3. Schließlich scheitern die hier geltend gemachten Ansprüche der Kläger daran, dass die Beklagte den Klägern erfolgreich den Einwand rechtmäßigen Alternativverhaltens entgegenhalten kann.


Die Berufung eines Schädigers auf rechtmäßiges Alternativverhalten, d.h. der Einwand, der Schaden wäre auch bei einer ebenfalls möglichen, rechtmäßigen Verhaltensweise entstanden, kann nach der Rechtsprechung des BGH für die Zurechnung eines Schadenserfolgs beachtlich sein (vgl. Wurm in Staudinger, BGB - Neubearbeitung 2007, BGB § 839,  Rn. 231 ff.) Entscheidend ist der Schutzzweck der jeweils verletzten Norm. Bei Amtshaftungsansprüchen hat der BGH rechtmäßiges Alternativverhalten insbesondere berücksichtigt, wenn der Behörde ein Verfahrensfehler unterlaufen war und sie bei einem ordnungsgemäßen Verfahren zu der gleichen Entscheidung hätte kommen müssen
(BGHZ 143, 363 - juris Tz. 9 m.w.N.).


Im vorliegenden Fall wäre es zu derselben Verzögerung der Entschädigung der Kläger und damit zu den selben hier geltend gemachten Schäden gekommen, wenn die Beklagte, statt sich amtspflichtwidrig darauf zu verlassen, dass die offene Rechtsfrage des Bestehens von Aussonderungsrechten in dem vom Insolvenzverwalter (über das Vermögen der Pnnn  GmbH) gegen einen Großanleger geführten Rechtsstreit abschließend geklärt werden würde, selbst als „Herrin des Verfahrens" aktiv einen Musterprozess angestrengt hätte, bei dem sie eine nichtstreitige Erledigung hätte verhindern können. Der BGH hat ausdrücklich anerkannt, dass diese Handlungsoption, die Frage des Bestehens eines Aussonderungsrechts in einem eigenen Musterverfahren klären zu lassen, keine Amtspflichtverletzung der Beklagten dargestellt hätte (BGH ZIP 2011, 2187 - Phoenix I - juris Tz. 64). Der Entschädigungsanspruch der Kläger wäre dann  nicht fällig geworden. Hätte die Beklagte rechtzeitig einen eigenen Musterprozess geführt, wozu bereits im Lauf des Jahres 2008 Anlass bestanden habe (BGH ebenda), wäre es damit zu derselben
Verzögerung der Entschädigung der Kläger gekommen, wie sie nunmehr eingetreten ist, ohne dass dies zu Amtshaftungsansprüchen der Kläger hätte führen können. Ein von der Beklagten durchgeführter Musterprozess (s. dazu BGH ebenda Tz. 57) hätte nicht schneller zu einer höchstrichterlichen Entscheidung geführt, als der vom Insolvenzverwalter geführte Rechtsstreit LG Frankfurt Az. 2-21.O.298/07 (OLG Frankfurt Az. 16 U 176/09), welcher letztlich erst mit Urteil des BGH vom 10. Februar 2011 entschieden worden ist und damit die offene Rechtsfrage abschließend geklärt hat (BGH WM 2011, 798).

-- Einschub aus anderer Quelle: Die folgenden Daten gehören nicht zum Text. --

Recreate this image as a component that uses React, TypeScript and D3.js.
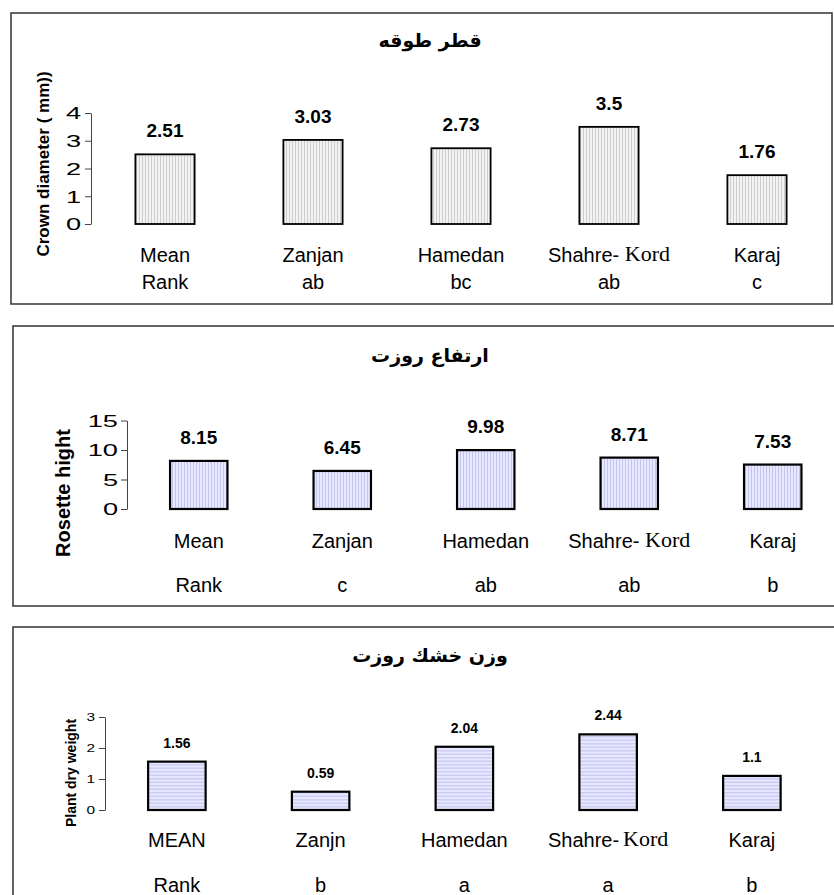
import React, { useEffect, useRef } from 'react';
import * as d3 from 'd3';

// data
const crownCategories = ['Mean', 'Zanjan', 'Hamedan', 'Shahre- Kord', 'Karaj'];
const crownRanks = ['Rank', 'ab', 'bc', 'ab', 'c'];
const crownValues = [2.51, 3.03, 2.73, 3.5, 1.76];
const crownTicks = [0, 1, 2, 3, 4];

const rosetteCategories = ['Mean', 'Zanjan', 'Hamedan', 'Shahre- Kord', 'Karaj'];
const rosetteRanks = ['Rank', 'c', 'ab', 'ab', 'b'];
const rosetteValues = [8.15, 6.45, 9.98, 8.71, 7.53];
const rosetteTicks = [0, 5, 10, 15];

const dryCategories = ['MEAN', 'Zanjn', 'Hamedan', 'Shahre-Kord', 'Karaj'];
const dryRanks = ['Rank', 'b', 'a', 'a', 'b'];
const dryValues = [1.56, 0.59, 2.04, 2.44, 1.1];
const dryTicks = [0, 1, 2, 3];

const SANS = 'Arial, "Liberation Sans", sans-serif';

const App: React.FC = () => {
  const svgRef = useRef<SVGSVGElement | null>(null);

  useEffect(() => {
    if (!svgRef.current) return;
    const svg = d3.select(svgRef.current);
    svg.selectAll('*').remove();

    const defs = svg.append('defs');
    const vPattern = (id: string, bg: string, fg: string) => {
      const p = defs.append('pattern').attr('id', id).attr('patternUnits', 'userSpaceOnUse')
        .attr('width', 3).attr('height', 10);
      p.append('rect').attr('width', 3).attr('height', 10).attr('fill', bg);
      p.append('line').attr('x1', 1.5).attr('x2', 1.5).attr('y1', 0).attr('y2', 10)
        .attr('stroke', fg).attr('stroke-width', 1);
    };
    vPattern('pGray', '#f3f3f3', '#cdcdcd');
    vPattern('pBlueV', '#e8e8ff', '#c4c4f2');
    const hp = defs.append('pattern').attr('id', 'pBlueH').attr('patternUnits', 'userSpaceOnUse')
      .attr('width', 10).attr('height', 3.5);
    hp.append('rect').attr('width', 10).attr('height', 3.5).attr('fill', '#e8e8ff');
    hp.append('line').attr('x1', 0).attr('x2', 10).attr('y1', 1.75).attr('y2', 1.75)
      .attr('stroke', '#bcbcf0').attr('stroke-width', 1);

    const panels = [
      {
        box: [11, 13, 821, 291], title: 'قطر طوقه', titleY: 47,
        cats: crownCategories, ranks: crownRanks, values: crownValues, ticks: crownTicks,
        axisX: 91, xEnd: 831, y0: 224, yTop: 113, max: 4,
        catY: 262, rankY: 289, catFont: 20,
        valFont: 19, valOff: 17, tickFont: 16, tickScale: 1.7, tickGap: 10,
        yLabel: 'Crown diameter ( mm))', yLabelX: 43, yLabelY: 164, yLabelFont: 17,
        fill: 'url(#pGray)', barStroke: 1.8,
      },
      {
        box: [13, 326, 840, 280], title: 'ارتفاع روزت', titleY: 362,
        cats: rosetteCategories, ranks: rosetteRanks, values: rosetteValues, ticks: rosetteTicks,
        axisX: 127, xEnd: 844.5, y0: 509, yTop: 420.5, max: 15,
        catY: 548, rankY: 592, catFont: 20,
        valFont: 19, valOff: 17, tickFont: 16, tickScale: 1.7, tickGap: 9,
        yLabel: 'Rosette hight', yLabelX: 63, yLabelY: 493, yLabelFont: 20,
        fill: 'url(#pBlueV)', barStroke: 2.2,
      },
      {
        box: [13, 627, 840, 300], title: 'وزن خشك روزت', titleY: 662,
        cats: dryCategories, ranks: dryRanks, values: dryValues, ticks: dryTicks,
        axisX: 105, xEnd: 823.75, y0: 810, yTop: 717, max: 3,
        catY: 847, rankY: 892, catFont: 20,
        valFont: 14, valOff: 14, tickFont: 11, tickScale: 1.4, tickGap: 10,
        yLabel: 'Plant dry weight', yLabelX: 71, yLabelY: 773, yLabelFont: 14,
        fill: 'url(#pBlueH)', barStroke: 2.2,
      },
    ];

    panels.forEach((p) => {
      const g = svg.append('g');
      const [bx, by, bw, bh] = p.box;
      g.append('rect').attr('x', bx).attr('y', by).attr('width', bw).attr('height', bh)
        .attr('fill', '#fff').attr('stroke', '#333').attr('stroke-width', 1.5);

      g.append('text').attr('x', 430).attr('y', p.titleY).attr('text-anchor', 'middle')
        .attr('font-family', '"DejaVu Sans", sans-serif').attr('font-weight', 'bold')
        .attr('font-size', 19).attr('direction', 'rtl').attr('unicode-bidi', 'plaintext')
        .text(p.title);

      const x = d3.scaleBand<number>()
        .domain(d3.range(p.values.length))
        .range([p.axisX, p.xEnd])
        .paddingInner(0.6)
        .paddingOuter(0.3);
      const y = d3.scaleLinear().domain([0, p.max]).range([p.y0, p.yTop]);

      // y axis
      const ax = g.append('g').attr('transform', `translate(${p.axisX},0)`)
        .call(d3.axisLeft(y).tickValues(p.ticks).tickFormat(d3.format('d')).tickSize(6).tickSizeOuter(0));
      ax.select('.domain').attr('stroke', '#444');
      ax.selectAll('.tick line').attr('stroke', '#444');
      ax.selectAll('.tick text')
        .attr('x', null).attr('dy', '0.36em')
        .attr('transform', `translate(${-p.tickGap},0) scale(${p.tickScale},1)`)
        .attr('font-family', SANS).attr('font-size', p.tickFont).attr('fill', '#000');

      g.append('text')
        .attr('transform', `translate(${p.yLabelX},${p.yLabelY}) rotate(-90)`)
        .attr('text-anchor', 'middle').attr('dy', '0.35em')
        .attr('font-family', SANS).attr('font-weight', 'bold').attr('font-size', p.yLabelFont)
        .text(p.yLabel);

      // bars
      g.selectAll('rect.bar').data(p.values).enter().append('rect')
        .attr('class', 'bar')
        .attr('x', (_, i) => x(i)!)
        .attr('y', (d) => y(d))
        .attr('width', x.bandwidth())
        .attr('height', (d) => p.y0 - y(d))
        .attr('fill', p.fill).attr('stroke', '#000').attr('stroke-width', p.barStroke);

      // value labels
      g.selectAll('text.val').data(p.values).enter().append('text')
        .attr('class', 'val')
        .attr('x', (_, i) => x(i)! + x.bandwidth() / 2)
        .attr('y', (d) => y(d) - p.valOff)
        .attr('text-anchor', 'middle')
        .attr('font-family', SANS).attr('font-weight', 'bold').attr('font-size', p.valFont)
        .text((d) => String(d));

      // category labels (Kord is set in serif like the original)
      p.cats.forEach((c, i) => {
        const cx = x(i)! + x.bandwidth() / 2;
        const t = g.append('text').attr('x', cx).attr('y', p.catY).attr('text-anchor', 'middle')
          .attr('font-family', SANS).attr('font-size', p.catFont);
        if (c.includes('Kord')) {
          const head = c.replace('Kord', '');
          t.append('tspan').text(head);
          t.append('tspan').attr('dx', head.endsWith(' ') ? 0 : 4).attr('dy', -1.5)
            .attr('font-family', '"Liberation Serif", "Times New Roman", serif')
            .attr('font-size', p.catFont + 2).text('Kord');
        } else {
          t.text(c);
        }
      });

      g.selectAll('text.rank').data(p.ranks).enter().append('text')
        .attr('class', 'rank')
        .attr('x', (_, i) => x(i)! + x.bandwidth() / 2)
        .attr('y', p.rankY)
        .attr('text-anchor', 'middle')
        .attr('font-family', SANS).attr('font-size', p.catFont)
        .text((d) => d);
    });
  }, []);

  return (
    <svg
      ref={svgRef}
      width={834}
      height={895}
      style={{ position: 'absolute', left: 0, top: 0, background: '#fff' }}
    ></svg>
  );
};

export default App;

4. Die Kostenentscheidung beruht auf § 97 Absatz 1 ZPO.


Die Entscheidung zur vorläufigen Vollstreckbarkeit folgt aus §§ 708 Nr. 10, 711, 713  ZPO.


Die Revision war nicht zuzulassen (§ 543 Absatz 2 ZPO). Die Rechtssache hat keine grundsätzliche Bedeutung und auch die Fortbildung des Rechts oder die Sicherung einer einheitlichen Rechtsprechung erfordert keine Entscheidung des Revisionsgerichts. Der vorliegende Fall wirft keine ungeklärten Rechtsfragen auf. Insbesondere ist die Frage der Anwendbarkeit von §§ 288, 286 BGB auf öffentlich-rechtliche Forderungen in der höchstrichterlichen Rechtsprechung geklärt.